It is a first for a US president to reduce the United States’ global role to an afterthought, no less a president who considers himself an authority on foreign policy, or for a commander-in-chief, who has spent so much time, effort and political capital confronting Russia in Ukraine and containing China in Asia. This, therefore, begs the question: Why has Biden chosen to ignore entire continents and countless hot spots where America is directly involved?
According to one theory, Americans are not terribly interested in the rest of the world and foreign policy is an unaffordable luxury at a time of economic hardships and culture wars. Even the elites with greater overseas interests realise that costly investment in foreign policy is becoming a hard sell for the public in the absence of direct national security threats.
Biden understands that, which is why when he first took office, he vowed to end the “forever wars” and promised a “foreign policy for the middle class” – one that serves Americans at large.
But that has proven easier said than done, as Washington has channelled billions of dollars to Ukraine to fight a war that may last years amid warnings from populist Republicans about high inflation, the high cost of living, and high national debt.
Hence the president, who seems keen on pursuing a second term, dialled down the costly global bravado in his speech and instead focused on “made in America” growth and prosperity. His call on Congress to tax billionaires and big corporations and lower the costs of drugs – aligning him with the “progressive left” led by Senator Bernie Sanders – may prove more popular among working and middle-class families than, say, restoring Ukraine’s territorial integrity.
According to another theory, however, there is not much to celebrate in US foreign policy, which is why the president decided to skip the subject altogether. The two theories are not mutually exclusive.
Biden may have embraced Senator Sanders’ prescriptions on the economic malaise, but do not expect him to take his approach on foreign policy, no less in the Middle East, where the US has failed miserably. And disgracefully.
The president rejects Sanders’s stance on the Israeli occupation and the racism of its prime minister, Benjamin Netanyahu. Worse, he embraces the populist right-wing premier as his best friend, and continues to support his government of fascists and fanatics.
But Israel is only one of several failures.
There has not been a single foreign policy accomplishment anywhere in the greater Middle East, unless one considers the humiliating and disastrous withdrawal from Afghanistan in favour of the Taliban a success, after 20 years of horrific war.
Truth be told, the Biden administration has helped reach ceasefires or maintain stalemates and status quos from Sudan to Syria, through Iraq, Libya, Palestine and Yemen.
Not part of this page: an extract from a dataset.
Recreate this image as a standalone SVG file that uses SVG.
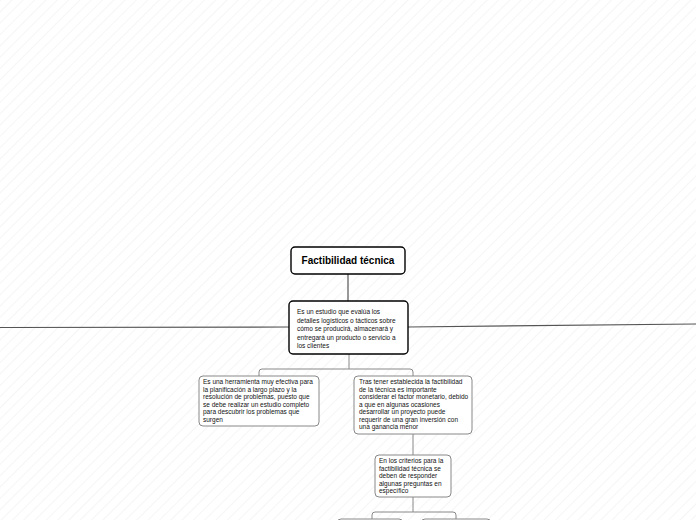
<svg xmlns="http://www.w3.org/2000/svg" width="696" height="520" viewBox="0 0 696 520">
<defs>
<pattern id="hatch" width="8" height="8" patternUnits="userSpaceOnUse" patternTransform="rotate(45)">
<rect width="8" height="8" fill="#ffffff"/>
<line x1="0" y1="0" x2="0" y2="8" stroke="#f2f2f2" stroke-width="1.5"/>
</pattern>
<style>
.t{font-family:"Liberation Sans",Arial,sans-serif;font-size:6.5px;fill:#111}
.b{fill:#fff;stroke:#000;stroke-width:1.4}
.g{fill:#fff;stroke:#888;stroke-width:1}
.c{fill:none;stroke:#555;stroke-width:1.2}
.cg{fill:none;stroke:#888;stroke-width:1}
</style>
</defs>
<rect width="696" height="520" fill="url(#hatch)"/>
<g id="connectors">
<path class="c" d="M348 274V301"/>
<path class="c" d="M0 327.5L289 327"/>
<path class="c" d="M408 327L696 324"/>
<path class="cg" d="M349 354V369"/>
<path class="cg" d="M259 376V372Q259 369 262 369H410Q413 369 413 372V376"/>
<path class="cg" d="M413 434V455"/>
<path class="cg" d="M413 497V512"/>
<path class="cg" d="M372 519V515Q372 512 375 512H453Q456 512 456 515V519"/>
</g>
<g id="root">
<rect class="b" x="291" y="247" width="114" height="27" rx="4"/>
<text x="348" y="264" text-anchor="middle" style="font-family:'Liberation Sans',Arial,sans-serif;font-size:10px;font-weight:bold;fill:#000">Factibilidad técnica</text>
</g>
<g id="def">
<rect class="b" x="289" y="301" width="119" height="53" rx="4"/>
<text class="t"><tspan x="297" y="314">Es un estudio que evalúa los</tspan><tspan x="297" y="322.5">detalles logísticos o tácticos sobre</tspan><tspan x="297" y="331">cómo se producirá, almacenará y</tspan><tspan x="297" y="339.5">entregará un producto o servicio a</tspan><tspan x="297" y="348">los clientes</tspan></text>
</g>
<g id="left">
<rect class="g" x="199" y="376" width="120" height="50" rx="4"/>
<text class="t"><tspan x="203" y="384">Es una herramienta muy efectiva para</tspan><tspan x="203" y="391.5">la planificación a largo plazo y la</tspan><tspan x="203" y="399">resolución de problemas, puesto que</tspan><tspan x="203" y="406.5">se debe realizar un estudio completo</tspan><tspan x="203" y="414">para descubrir los problemas que</tspan><tspan x="203" y="421.5">surgen</tspan></text>
</g>
<g id="right">
<rect class="g" x="354" y="376" width="118" height="58" rx="4"/>
<text class="t"><tspan x="359" y="384">Tras tener establecida la factibilidad</tspan><tspan x="359" y="391.5">de la técnica es importante</tspan><tspan x="359" y="399">considerar el factor monetario, debido</tspan><tspan x="359" y="406.5">a que en algunas ocasiones</tspan><tspan x="359" y="414">desarrollar un proyecto puede</tspan><tspan x="359" y="421.5">requerir de una gran inversión con</tspan><tspan x="359" y="429">una ganancia menor</tspan></text>
</g>
<g id="criteria">
<rect class="g" x="375" y="455" width="76" height="42" rx="4"/>
<text class="t"><tspan x="379" y="463">En los criterios para la</tspan><tspan x="379" y="470.5">factibilidad técnica  se</tspan><tspan x="379" y="478">deben de responder</tspan><tspan x="379" y="485.5">algunas preguntas en</tspan><tspan x="379" y="493">específico</tspan></text>
</g>
<g id="child-a">
<rect class="g" x="337" y="519" width="66" height="20" rx="4"/>
</g>
<g id="child-b">
<rect class="g" x="421" y="519" width="70" height="20" rx="4"/>
</g>
</svg>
But that’s hardly a good thing; in fact, it’s a terrible normalisation of a dreadful situation.
Biden, who promised to put human rights at the centre of his foreign policy, has ignored US clients’ human rights violations and has been supporting strongmen who rule with an iron fist, while the region teeters under violent sectarian and authoritarian regimes.
Washington cannot in good conscience claim to confront Russia and China in the name of democracy, human rights and the preservation of sovereignty, while appeasing colonialism and dictatorship in the Middle East or elsewhere.
It is hypocritical and it is counterproductive.
Half a century after young Senator Biden first visited the Middle East in 1973, the older President Biden seems to view the region through the same prisms he did back then: Israel, oil, and the Cold War with Moscow. But as one exhausted 19th-century saying goes: history repeats itself, the first time as tragedy, the second time as farce.
It is indeed laughable that despite 50 years of costly strategic, diplomatic and military interventions, the US is back to square one, appeasing misbehaving regional clients in the name of a global democracy crusade and getting rejected and humiliated in the process.
Biden began and ended his State of the Union speech with the lofty idea that America is the land of possibilities. It is a nice and catchy slogan, one that allowed the country to dream big and to reach the moon, literally.
America is indeed a mighty nation, but it is not almighty. It must stop its evangelical approach to world affairs as if it is ordained to shape it, police it, and lead it. It is not.